## Requirements
Reproduce every line of the material below, but drop the pictures.

## Dataset section
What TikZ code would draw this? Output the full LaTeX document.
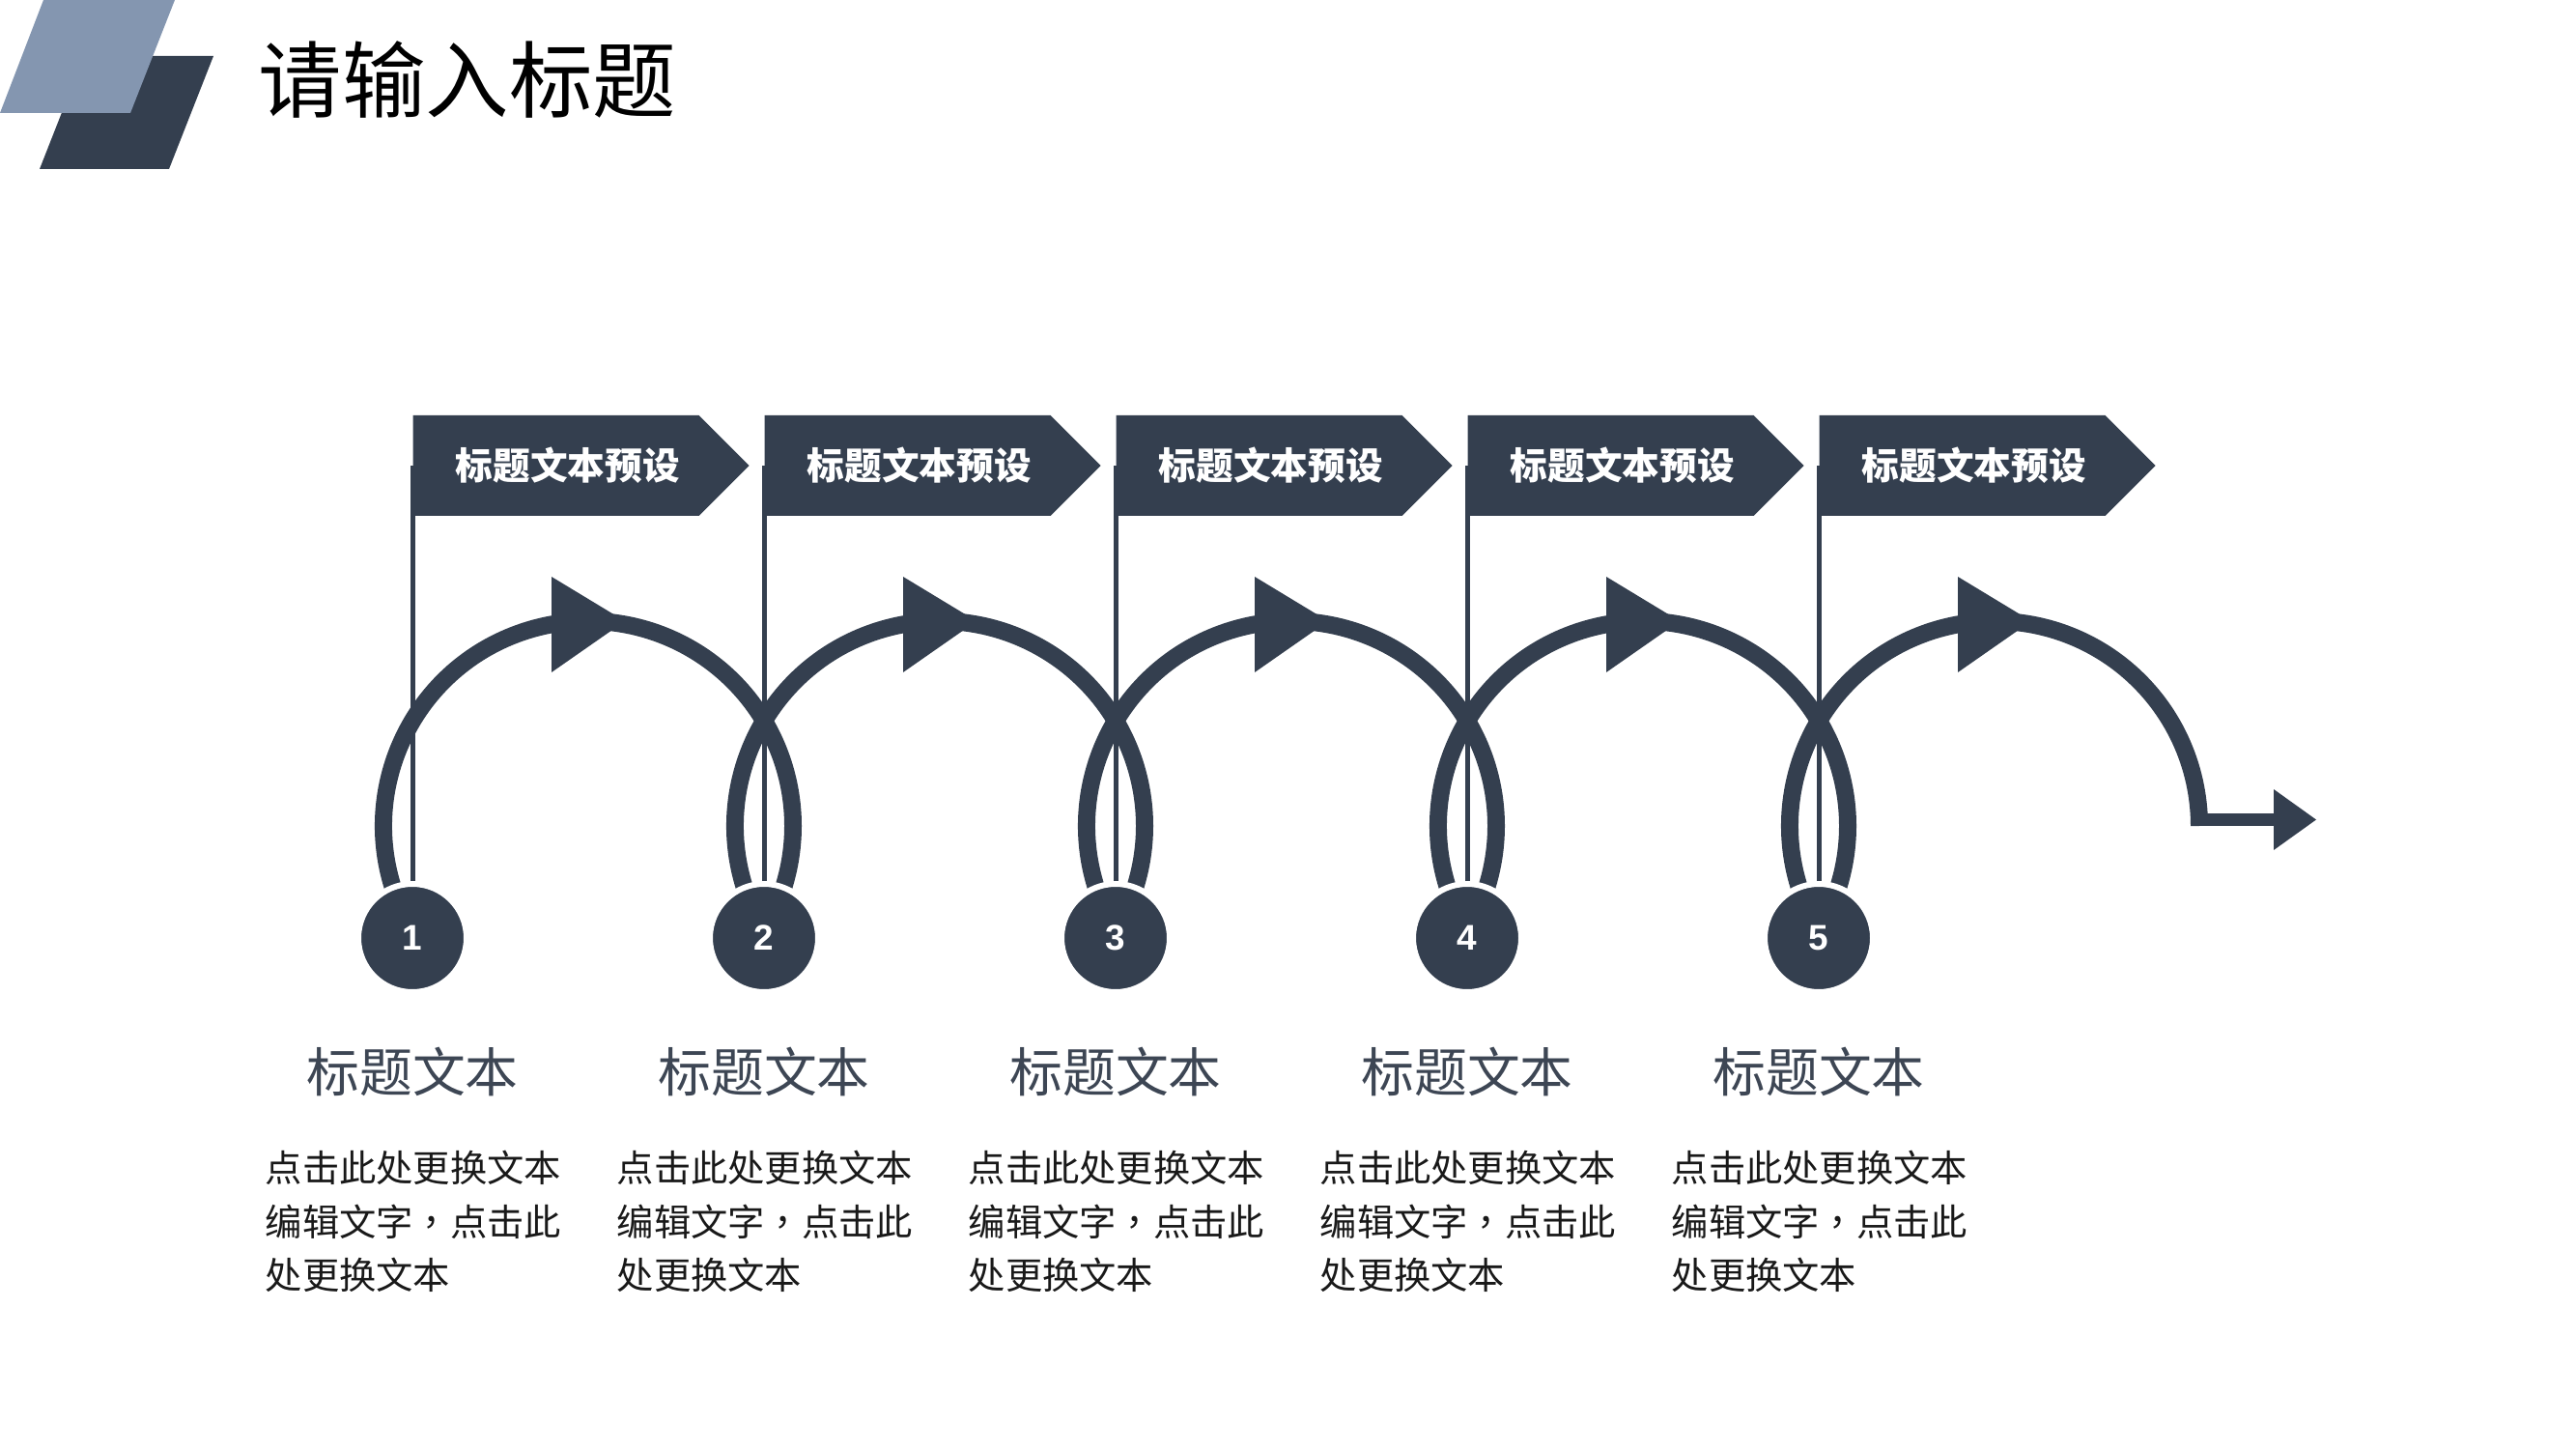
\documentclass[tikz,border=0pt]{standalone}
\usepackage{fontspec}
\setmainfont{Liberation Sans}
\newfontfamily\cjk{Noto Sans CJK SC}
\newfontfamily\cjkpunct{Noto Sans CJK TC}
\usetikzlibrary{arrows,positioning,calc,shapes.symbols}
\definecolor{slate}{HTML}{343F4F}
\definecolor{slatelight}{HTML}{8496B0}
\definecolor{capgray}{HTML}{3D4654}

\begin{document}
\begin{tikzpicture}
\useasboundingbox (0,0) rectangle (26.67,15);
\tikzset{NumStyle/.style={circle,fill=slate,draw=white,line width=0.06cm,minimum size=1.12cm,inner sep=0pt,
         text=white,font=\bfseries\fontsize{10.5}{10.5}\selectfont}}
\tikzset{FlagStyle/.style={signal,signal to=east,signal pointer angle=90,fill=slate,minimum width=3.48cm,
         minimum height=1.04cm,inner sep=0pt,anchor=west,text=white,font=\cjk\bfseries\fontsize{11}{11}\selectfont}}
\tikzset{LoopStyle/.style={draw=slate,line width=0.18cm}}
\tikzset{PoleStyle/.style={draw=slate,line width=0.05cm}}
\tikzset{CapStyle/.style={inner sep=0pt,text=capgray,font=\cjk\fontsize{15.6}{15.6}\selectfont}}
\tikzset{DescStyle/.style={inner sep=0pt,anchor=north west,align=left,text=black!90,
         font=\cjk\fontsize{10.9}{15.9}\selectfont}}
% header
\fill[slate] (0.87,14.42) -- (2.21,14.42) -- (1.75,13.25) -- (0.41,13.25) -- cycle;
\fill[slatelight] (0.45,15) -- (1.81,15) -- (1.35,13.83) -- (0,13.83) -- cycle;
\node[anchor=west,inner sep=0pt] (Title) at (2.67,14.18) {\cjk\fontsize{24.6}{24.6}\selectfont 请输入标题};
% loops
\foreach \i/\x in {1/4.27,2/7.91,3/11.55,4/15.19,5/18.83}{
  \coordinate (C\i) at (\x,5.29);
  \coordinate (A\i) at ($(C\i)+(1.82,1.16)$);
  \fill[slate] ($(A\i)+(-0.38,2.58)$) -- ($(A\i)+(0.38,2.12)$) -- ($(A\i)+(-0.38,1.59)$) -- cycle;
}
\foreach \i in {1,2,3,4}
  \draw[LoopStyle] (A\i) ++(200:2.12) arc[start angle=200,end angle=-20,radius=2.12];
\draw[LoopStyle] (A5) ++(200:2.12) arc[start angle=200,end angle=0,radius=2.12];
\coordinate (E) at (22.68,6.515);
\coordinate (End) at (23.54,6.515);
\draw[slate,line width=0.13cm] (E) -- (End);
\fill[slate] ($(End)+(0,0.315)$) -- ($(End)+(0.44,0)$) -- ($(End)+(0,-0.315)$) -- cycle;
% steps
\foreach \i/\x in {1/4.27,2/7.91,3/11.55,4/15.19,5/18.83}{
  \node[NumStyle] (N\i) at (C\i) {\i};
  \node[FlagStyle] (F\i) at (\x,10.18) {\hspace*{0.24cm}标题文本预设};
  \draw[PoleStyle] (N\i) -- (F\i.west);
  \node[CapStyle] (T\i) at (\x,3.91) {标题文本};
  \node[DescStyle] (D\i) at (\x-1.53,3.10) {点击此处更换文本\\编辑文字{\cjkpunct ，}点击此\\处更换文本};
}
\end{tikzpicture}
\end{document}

## Finished task
What TikZ code would draw this? Output the full LaTeX document.
\documentclass[tikz,border=0pt]{standalone}
\usepackage{fontspec}
\setmainfont{Liberation Sans}
\newfontfamily\cjk{Noto Sans CJK SC}
\newfontfamily\cjkpunct{Noto Sans CJK TC}
\usetikzlibrary{arrows,positioning,calc,shapes.symbols}
\definecolor{slate}{HTML}{343F4F}
\definecolor{slatelight}{HTML}{8496B0}
\definecolor{capgray}{HTML}{3D4654}

\begin{document}
\begin{tikzpicture}
\useasboundingbox (0,0) rectangle (26.67,15);
\tikzset{NumStyle/.style={circle,fill=slate,draw=white,line width=0.06cm,minimum size=1.12cm,inner sep=0pt,
         text=white,font=\bfseries\fontsize{10.5}{10.5}\selectfont}}
\tikzset{FlagStyle/.style={signal,signal to=east,signal pointer angle=90,fill=slate,minimum width=3.48cm,
         minimum height=1.04cm,inner sep=0pt,anchor=west,text=white,font=\cjk\bfseries\fontsize{11}{11}\selectfont}}
\tikzset{LoopStyle/.style={draw=slate,line width=0.18cm}}
\tikzset{PoleStyle/.style={draw=slate,line width=0.05cm}}
\tikzset{CapStyle/.style={inner sep=0pt,text=capgray,font=\cjk\fontsize{15.6}{15.6}\selectfont}}
\tikzset{DescStyle/.style={inner sep=0pt,anchor=north west,align=left,text=black!90,
         font=\cjk\fontsize{10.9}{15.9}\selectfont}}
% header
\fill[slate] (0.87,14.42) -- (2.21,14.42) -- (1.75,13.25) -- (0.41,13.25) -- cycle;
\fill[slatelight] (0.45,15) -- (1.81,15) -- (1.35,13.83) -- (0,13.83) -- cycle;
\node[anchor=west,inner sep=0pt] (Title) at (2.67,14.18) {\cjk\fontsize{24.6}{24.6}\selectfont 请输入标题};
% loops
\foreach \i/\x in {1/4.27,2/7.91,3/11.55,4/15.19,5/18.83}{
  \coordinate (C\i) at (\x,5.29);
  \coordinate (A\i) at ($(C\i)+(1.82,1.16)$);
  \fill[slate] ($(A\i)+(-0.38,2.58)$) -- ($(A\i)+(0.38,2.12)$) -- ($(A\i)+(-0.38,1.59)$) -- cycle;
}
\foreach \i in {1,2,3,4}
  \draw[LoopStyle] (A\i) ++(200:2.12) arc[start angle=200,end angle=-20,radius=2.12];
\draw[LoopStyle] (A5) ++(200:2.12) arc[start angle=200,end angle=0,radius=2.12];
\coordinate (E) at (22.68,6.515);
\coordinate (End) at (23.54,6.515);
\draw[slate,line width=0.13cm] (E) -- (End);
\fill[slate] ($(End)+(0,0.315)$) -- ($(End)+(0.44,0)$) -- ($(End)+(0,-0.315)$) -- cycle;
% steps
\foreach \i/\x in {1/4.27,2/7.91,3/11.55,4/15.19,5/18.83}{
  \node[NumStyle] (N\i) at (C\i) {\i};
  \node[FlagStyle] (F\i) at (\x,10.18) {\hspace*{0.24cm}标题文本预设};
  \draw[PoleStyle] (N\i) -- (F\i.west);
  \node[CapStyle] (T\i) at (\x,3.91) {标题文本};
  \node[DescStyle] (D\i) at (\x-1.53,3.10) {点击此处更换文本\\编辑文字{\cjkpunct ，}点击此\\处更换文本};
}
\end{tikzpicture}
\end{document}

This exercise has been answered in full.